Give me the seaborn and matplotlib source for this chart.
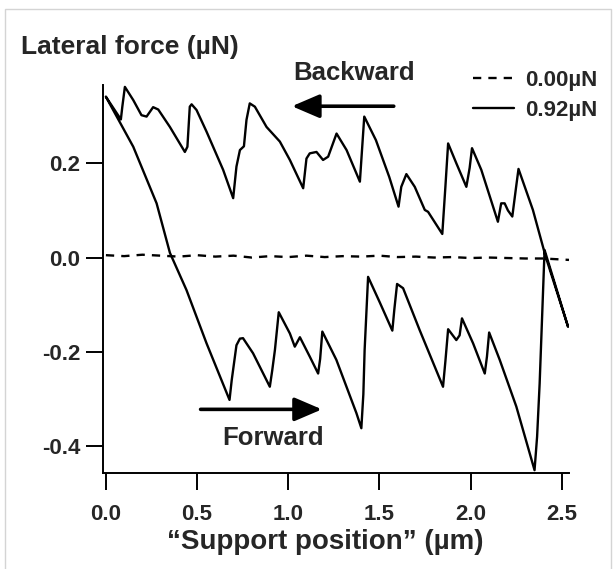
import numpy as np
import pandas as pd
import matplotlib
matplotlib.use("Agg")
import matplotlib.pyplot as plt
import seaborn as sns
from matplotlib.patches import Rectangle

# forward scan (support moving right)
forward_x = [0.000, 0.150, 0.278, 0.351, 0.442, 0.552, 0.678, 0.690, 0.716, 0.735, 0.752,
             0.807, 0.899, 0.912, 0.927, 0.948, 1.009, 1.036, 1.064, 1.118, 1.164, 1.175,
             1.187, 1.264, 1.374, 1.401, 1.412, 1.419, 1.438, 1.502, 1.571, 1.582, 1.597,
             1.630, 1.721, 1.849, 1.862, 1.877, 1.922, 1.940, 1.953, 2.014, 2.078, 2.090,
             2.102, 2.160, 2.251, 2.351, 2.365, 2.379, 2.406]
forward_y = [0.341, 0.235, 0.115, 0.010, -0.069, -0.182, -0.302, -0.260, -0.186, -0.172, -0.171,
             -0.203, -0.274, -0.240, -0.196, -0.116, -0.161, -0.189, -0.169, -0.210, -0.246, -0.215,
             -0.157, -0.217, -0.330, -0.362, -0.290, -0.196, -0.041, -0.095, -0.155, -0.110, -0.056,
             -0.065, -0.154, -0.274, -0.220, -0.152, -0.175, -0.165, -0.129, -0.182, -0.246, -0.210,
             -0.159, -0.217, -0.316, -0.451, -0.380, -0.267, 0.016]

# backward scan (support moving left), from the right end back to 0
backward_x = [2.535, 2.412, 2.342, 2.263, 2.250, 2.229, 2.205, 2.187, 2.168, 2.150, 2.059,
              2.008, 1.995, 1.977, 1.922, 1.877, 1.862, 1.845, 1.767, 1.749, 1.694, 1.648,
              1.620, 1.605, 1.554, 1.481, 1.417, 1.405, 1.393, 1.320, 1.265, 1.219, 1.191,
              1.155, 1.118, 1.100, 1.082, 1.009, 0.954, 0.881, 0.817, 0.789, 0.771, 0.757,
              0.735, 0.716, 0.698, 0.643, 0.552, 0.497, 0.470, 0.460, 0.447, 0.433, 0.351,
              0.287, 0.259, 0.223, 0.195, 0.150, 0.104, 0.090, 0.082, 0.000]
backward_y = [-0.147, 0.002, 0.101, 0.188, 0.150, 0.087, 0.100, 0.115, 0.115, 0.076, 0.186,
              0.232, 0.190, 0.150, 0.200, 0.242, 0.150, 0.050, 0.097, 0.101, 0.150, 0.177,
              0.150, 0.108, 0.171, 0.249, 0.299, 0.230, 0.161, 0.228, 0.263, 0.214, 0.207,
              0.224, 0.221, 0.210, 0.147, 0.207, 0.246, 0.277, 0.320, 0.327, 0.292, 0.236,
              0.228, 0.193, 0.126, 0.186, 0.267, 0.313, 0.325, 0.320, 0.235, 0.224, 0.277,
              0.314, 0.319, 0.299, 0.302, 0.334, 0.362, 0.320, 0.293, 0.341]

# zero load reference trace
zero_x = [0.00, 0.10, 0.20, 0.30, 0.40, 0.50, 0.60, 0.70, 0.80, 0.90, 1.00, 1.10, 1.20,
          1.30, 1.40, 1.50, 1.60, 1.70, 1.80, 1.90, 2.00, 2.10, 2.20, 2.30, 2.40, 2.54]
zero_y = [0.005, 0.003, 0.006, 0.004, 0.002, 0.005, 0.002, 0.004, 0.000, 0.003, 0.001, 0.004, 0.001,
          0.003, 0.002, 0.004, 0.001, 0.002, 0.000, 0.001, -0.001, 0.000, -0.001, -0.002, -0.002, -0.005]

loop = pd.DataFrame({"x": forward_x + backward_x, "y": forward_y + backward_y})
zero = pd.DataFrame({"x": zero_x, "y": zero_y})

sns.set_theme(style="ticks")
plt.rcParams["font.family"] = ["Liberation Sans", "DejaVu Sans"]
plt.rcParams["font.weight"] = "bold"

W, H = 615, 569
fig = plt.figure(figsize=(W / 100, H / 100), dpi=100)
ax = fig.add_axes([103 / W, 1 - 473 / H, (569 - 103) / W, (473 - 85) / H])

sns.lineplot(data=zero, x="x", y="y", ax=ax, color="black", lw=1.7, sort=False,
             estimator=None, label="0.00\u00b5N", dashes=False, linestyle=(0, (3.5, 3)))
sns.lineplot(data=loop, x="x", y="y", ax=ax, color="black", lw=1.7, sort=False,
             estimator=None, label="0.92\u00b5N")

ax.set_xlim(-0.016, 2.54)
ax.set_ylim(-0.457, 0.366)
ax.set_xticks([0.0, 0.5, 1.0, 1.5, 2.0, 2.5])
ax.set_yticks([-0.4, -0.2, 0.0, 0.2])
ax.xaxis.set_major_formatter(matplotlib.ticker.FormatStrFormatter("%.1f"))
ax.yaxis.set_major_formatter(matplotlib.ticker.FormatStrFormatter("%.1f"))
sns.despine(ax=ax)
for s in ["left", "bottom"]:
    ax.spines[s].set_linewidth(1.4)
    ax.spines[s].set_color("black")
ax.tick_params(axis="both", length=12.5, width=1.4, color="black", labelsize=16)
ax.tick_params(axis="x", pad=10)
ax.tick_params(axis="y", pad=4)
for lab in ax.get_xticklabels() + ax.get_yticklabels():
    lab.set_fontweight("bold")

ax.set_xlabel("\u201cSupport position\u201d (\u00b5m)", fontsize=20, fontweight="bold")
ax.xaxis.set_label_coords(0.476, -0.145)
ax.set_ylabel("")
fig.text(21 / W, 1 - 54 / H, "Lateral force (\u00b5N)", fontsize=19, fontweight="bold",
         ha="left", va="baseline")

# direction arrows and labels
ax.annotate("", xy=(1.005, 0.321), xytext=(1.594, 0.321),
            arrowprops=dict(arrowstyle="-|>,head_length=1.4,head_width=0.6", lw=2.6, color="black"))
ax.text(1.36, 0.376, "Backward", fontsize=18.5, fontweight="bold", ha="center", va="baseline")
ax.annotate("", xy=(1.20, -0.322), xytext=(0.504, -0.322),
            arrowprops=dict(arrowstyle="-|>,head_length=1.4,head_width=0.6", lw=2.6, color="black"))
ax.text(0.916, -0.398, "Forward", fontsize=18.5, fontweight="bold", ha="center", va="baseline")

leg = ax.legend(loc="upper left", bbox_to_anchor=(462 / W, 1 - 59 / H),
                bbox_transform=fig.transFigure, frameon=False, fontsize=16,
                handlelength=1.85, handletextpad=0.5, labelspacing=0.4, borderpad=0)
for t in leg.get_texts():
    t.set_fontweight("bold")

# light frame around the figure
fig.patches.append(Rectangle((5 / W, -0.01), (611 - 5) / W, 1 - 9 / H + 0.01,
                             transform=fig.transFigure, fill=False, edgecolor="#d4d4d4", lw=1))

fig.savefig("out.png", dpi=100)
━━━━━━━━━━━━━━━━
_Problem statement_: Begin at the first line of the data above and repeat each line exactly, stopping after the line containing "from matplotlib.patches import Rectangle". Omit the pictures.

_Exercise result_:
Give me the seaborn and matplotlib source for this chart.
import numpy as np
import pandas as pd
import matplotlib
matplotlib.use("Agg")
import matplotlib.pyplot as plt
import seaborn as sns
from matplotlib.patches import Rectangle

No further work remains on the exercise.